The works below feature human subjects embedding figures within dense environmental detail, surrounding them with ornamental or surreal botanical structures, or dissolving them into patterned space. These artists negotiate their own identity among the landscape, where the distinction between landscape and portraiture becomes blurred. The traits of the landscape become essential to characterizing the human subject.
Portrait with an Apple and an Orange, 2025, Oil
Elen Bezhen situates the human figure within altered natural contexts. Her portraiture is largely based on historic realism, but operates in settings with a touch of fantasy. Many of the figures in her portraits are framed by a backdrop of botanical or floral patterns.
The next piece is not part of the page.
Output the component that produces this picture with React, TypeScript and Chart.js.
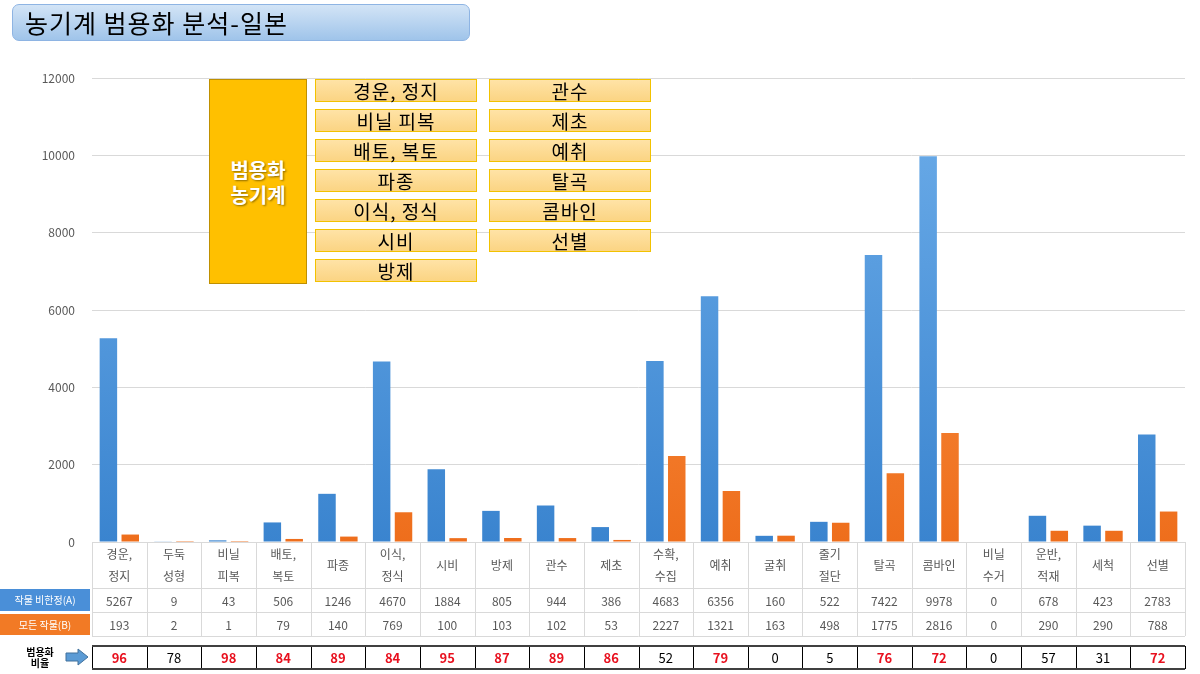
import React, { useEffect, useRef } from "react";
import { Chart, registerables } from "chart.js";

Chart.register(...registerables);

// ---- Data ----
const categories: (string | string[])[] = [
  ["경운,", "정지"], ["두둑", "성형"], ["비닐", "피복"], ["배토,", "복토"], "파종",
  ["이식,", "정식"], "시비", "방제", "관수", "제초",
  ["수확,", "수집"], "예취", "굴취", ["줄기", "절단"], "탈곡",
  "콤바인", ["비닐", "수거"], ["운반,", "적재"], "세척", "선별",
];
const seriesA = [5267, 9, 43, 506, 1246, 4670, 1884, 805, 944, 386, 4683, 6356, 160, 522, 7422, 9978, 0, 678, 423, 2783];
const seriesB = [193, 2, 1, 79, 140, 769, 100, 103, 102, 53, 2227, 1321, 163, 498, 1775, 2816, 0, 290, 290, 788];
const ratio = [96, 78, 98, 84, 89, 84, 95, 87, 89, 86, 52, 79, 0, 5, 76, 72, 0, 57, 31, 72];
const highlighted = [true, false, true, true, true, true, true, true, true, true, false, true, false, false, true, true, false, false, false, true];
const seriesALabel = "작물 비한정(A)";
const seriesBLabel = "모든 작물(B)";
const ratioLabel = ["범용화", "비율"];
const yMin = 0;
const yMax = 12000;
const yStep = 2000;
const titleText = "농기계 범용화 분석-일본";
const legendTitle = ["범용화", "농기계"];
const legendCol1 = ["경운, 정지", "비닐 피복", "배토, 복토", "파종", "이식, 정식", "시비", "방제"];
const legendCol2 = ["관수", "제초", "예취", "탈곡", "콤바인", "선별"];

const FONT = "'Noto Sans CJK KR', 'Noto Sans', sans-serif";

function makeGradient(chart: any, top: string, bottom: string, fallback: string) {
  const area = chart.chartArea;
  if (!area) return fallback;
  const g = chart.ctx.createLinearGradient(0, area.bottom, 0, area.top);
  g.addColorStop(0, bottom);
  g.addColorStop(1, top);
  return g;
}

const tablePlugin = {
  id: "dataTable",
  afterDraw(chart: any) {
    const ctx = chart.ctx as CanvasRenderingContext2D;
    const xs = chart.scales.x;
    const area = chart.chartArea;
    const n = categories.length;
    const w = (area.right - area.left) / n;
    const top = Math.round(area.bottom);
    const labelBottom = top + 46;
    const aBottom = labelBottom + 24;
    const bBottom = aBottom + 24;
    const rTop = bBottom + 10;
    const rBottom = rTop + 23;

    ctx.save();
    // light table grid
    ctx.strokeStyle = "#D9D9D9";
    ctx.lineWidth = 1;
    ctx.beginPath();
    for (let i = 0; i <= n; i++) {
      const px = Math.round(area.left + i * w) + 0.5;
      ctx.moveTo(px, top);
      ctx.lineTo(px, bBottom);
    }
    [labelBottom, aBottom, bBottom].forEach((y) => {
      ctx.moveTo(area.left, y + 0.5);
      ctx.lineTo(area.right, y + 0.5);
    });
    ctx.stroke();

    // table texts
    ctx.font = `12px ${FONT}`;
    ctx.fillStyle = "#595959";
    ctx.textAlign = "center";
    ctx.textBaseline = "middle";
    categories.forEach((c, i) => {
      const cx = xs.getPixelForValue(i);
      const lines = Array.isArray(c) ? c : [c];
      const cy = (top + labelBottom) / 2;
      lines.forEach((l, j) => {
        ctx.fillText(l, cx, cy + (j - (lines.length - 1) / 2) * 22);
      });
      ctx.fillText(String(seriesA[i]), cx, (labelBottom + aBottom) / 2 + 1);
      ctx.fillText(String(seriesB[i]), cx, (aBottom + bBottom) / 2 + 1);
    });

    // row headers
    ctx.fillStyle = "#4A8FD8";
    ctx.fillRect(0, labelBottom + 1, 90, 22);
    ctx.fillStyle = "#F27A25";
    ctx.fillRect(0, aBottom + 2, 90, 21);
    ctx.fillStyle = "#FFFFFF";
    ctx.font = `10px ${FONT}`;
    ctx.fillText(seriesALabel, 45, labelBottom + 12);
    ctx.fillText(seriesBLabel, 45, aBottom + 13);

    // ratio label
    ctx.fillStyle = "#000000";
    ctx.font = `bold 10px ${FONT}`;
    ctx.fillText(ratioLabel[0], 40, rTop + 6);
    ctx.fillText(ratioLabel[1], 40, rTop + 17);

    // arrow
    const ay = rTop + 11;
    ctx.beginPath();
    ctx.moveTo(66, ay - 4);
    ctx.lineTo(78, ay - 4);
    ctx.lineTo(78, ay - 8);
    ctx.lineTo(88, ay);
    ctx.lineTo(78, ay + 8);
    ctx.lineTo(78, ay + 4);
    ctx.lineTo(66, ay + 4);
    ctx.closePath();
    ctx.fillStyle = "#5B9BD5";
    ctx.fill();
    ctx.strokeStyle = "#41719C";
    ctx.lineWidth = 1;
    ctx.stroke();

    // ratio row
    ctx.strokeStyle = "#000000";
    ctx.lineWidth = 1;
    ctx.beginPath();
    for (let i = 0; i <= n; i++) {
      const px = Math.round(area.left + i * w) + 0.5;
      ctx.moveTo(px, rTop);
      ctx.lineTo(px, rBottom);
    }
    ctx.stroke();
    ctx.strokeStyle = "#404040";
    ctx.lineWidth = 2;
    ctx.beginPath();
    ctx.moveTo(area.left, rTop);
    ctx.lineTo(area.right, rTop);
    ctx.moveTo(area.left, rBottom);
    ctx.lineTo(area.right, rBottom);
    ctx.stroke();

    ratio.forEach((r, i) => {
      const cx = xs.getPixelForValue(i);
      if (highlighted[i]) {
        ctx.font = `bold 13px ${FONT}`;
        ctx.fillStyle = "#E8101E";
      } else {
        ctx.font = `13px ${FONT}`;
        ctx.fillStyle = "#000000";
      }
      ctx.fillText(String(r), cx, (rTop + rBottom) / 2 + 1);
    });
    ctx.restore();
  },
};

export default function App() {
  const ref = useRef<HTMLCanvasElement | null>(null);

  useEffect(() => {
    if (!ref.current) return;
    const chart = new Chart(ref.current, {
      type: "bar",
      data: {
        labels: categories as any,
        datasets: [
          {
            label: seriesALabel,
            data: seriesA,
            backgroundColor: (c: any) => makeGradient(c.chart, "#6EAEEA", "#3A84CF", "#5B9BD5"),
            barPercentage: 0.8,
            categoryPercentage: 0.8,
          },
          {
            label: seriesBLabel,
            data: seriesB,
            backgroundColor: (c: any) => makeGradient(c.chart, "#FFA055", "#EE6E1C", "#ED7D31"),
            barPercentage: 0.8,
            categoryPercentage: 0.8,
          },
        ],
      },
      options: {
        animation: false,
        responsive: true,
        maintainAspectRatio: false,
        layout: { padding: { left: 0, right: 15, top: 78, bottom: 132 } },
        plugins: { legend: { display: false }, tooltip: { enabled: false } },
        scales: {
          x: { display: false },
          y: {
            min: yMin,
            max: yMax,
            border: { display: false },
            grid: { color: "#D9D9D9", drawTicks: false },
            ticks: {
              stepSize: yStep,
              padding: 17,
              color: "#595959",
              font: { family: FONT, size: 12 },
              callback: (v: any) => String(v),
            },
            afterFit: (s: any) => {
              s.width = 92;
            },
          },
        },
      },
      plugins: [tablePlugin],
    });
    return () => chart.destroy();
  }, []);

  const smallBox = (text: string, left: number, top: number) => (
    <div
      key={text + left}
      style={{
        position: "absolute",
        left,
        top,
        width: 162,
        height: 23,
        boxSizing: "border-box",
        background: "linear-gradient(#FFE3A6, #FBD483)",
        border: "1px solid #F2C200",
        fontFamily: FONT,
        fontSize: 19,
        letterSpacing: 1,
        lineHeight: "21px",
        textAlign: "center",
        color: "#000",
      }}
    >
      {text}
    </div>
  );

  return (
    <div style={{ position: "absolute", left: 0, top: 0, width: 1200, height: 674, background: "#fff" }}>
      <canvas ref={ref} />
      <div
        style={{
          position: "absolute",
          left: 12,
          top: 4,
          width: 458,
          height: 37,
          boxSizing: "border-box",
          borderRadius: 7,
          border: "1px solid #8EB4E3",
          background: "linear-gradient(#D3E4F6, #9FC4EA)",
          fontFamily: FONT,
          fontSize: 25,
          letterSpacing: 1,
          lineHeight: "34px",
          paddingLeft: 12,
          color: "#000",
          whiteSpace: "nowrap",
        }}
      >
        {titleText}
      </div>
      <div
        style={{
          position: "absolute",
          left: 209,
          top: 79,
          width: 98,
          height: 205,
          boxSizing: "border-box",
          background: "#FFC000",
          border: "1px solid #BF9000",
          display: "flex",
          flexDirection: "column",
          justifyContent: "center",
          alignItems: "center",
          fontFamily: FONT,
          fontWeight: "bold",
          fontSize: 20,
          lineHeight: "25px",
          color: "#fff",
          textShadow: "1px 1px 2px rgba(0,0,0,0.45)",
        }}
      >
        <div>{legendTitle[0]}</div>
        <div>{legendTitle[1]}</div>
      </div>
      {legendCol1.map((t, i) => smallBox(t, 315, 79 + i * 30))}
      {legendCol2.map((t, i) => smallBox(t, 489, 79 + i * 30))}
    </div>
  );
}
Bezhen draws on classical painting techniques of Renaissance masters, and the traditional methods she employs in her paintings merge with contemporary visual language. This approach reflects a desire to identify with the organic world and tradition, however altered to interest the over-stimulated mind of the contemporary viewer.
A Green Train, 2025, Acrylic and guache
Turning the volume up on surrealism, Mulgil Kim reimagines human inventions and the built world in harmony with nature. Her paintings render the natural world in bright colors, stylized forms, and an almost dream-like wonder. Nature is not observed in her artwork so much as idealized and reconstructed. The entire composition is a stand-in for a portrait of her mind: seeking intimacy with the changing seasons and the desire to share this intimacy with her viewers. Mulgil’s inventions provide an effective and fantastical trip out of our concrete matrix and into the wilderness of creation.
Fractal of Consciousness, 2023, Acrylic
Bradley Snook takes the human-nature connection to the next dimension. He synthesizes nature and the body through overtly psychedelic and conceptual portraits. His paintings explore themes of interconnectedness, human anatomy, and altered states of consciousness. Veins and nerves in human anatomy mirror natural phenomena like tree branches and lead structures. Often posted online alongside his deeply personal and existential reflections, his work is a testament to the criticality of nature in our contemporary search for identity.
The success these artists experience online is a testament to their effective capture of our attention in the digital age. But the question remains: to what extent do these pieces restore our connection with nature? Across the artists discussed, what emerges is not a return to unmediated nature, but a gradual transformation of nature into material that can be selectively recorded, visually distorted, composited with other symbolic elements, or entirely reconstructed as an imagined environment. The artists discussed here move beyond visual trends and instead push the boundaries of the conditions under which nature is seen, constructed, and experienced today. In doing so, they do not simply replicate the Romantic desire to return to nature, but reconfigure it–suggesting that in a post-digital world, our relationship to the natural world is no longer direct, but necessarily filtered, imagined, and reassembled through artistic intervention. Ultimately, Neo-Romanticism does not restore access to nature so much as it reveals how thoroughly that access has become simulated, and how contemporary painting participates in organizing that condition rather than remedying it.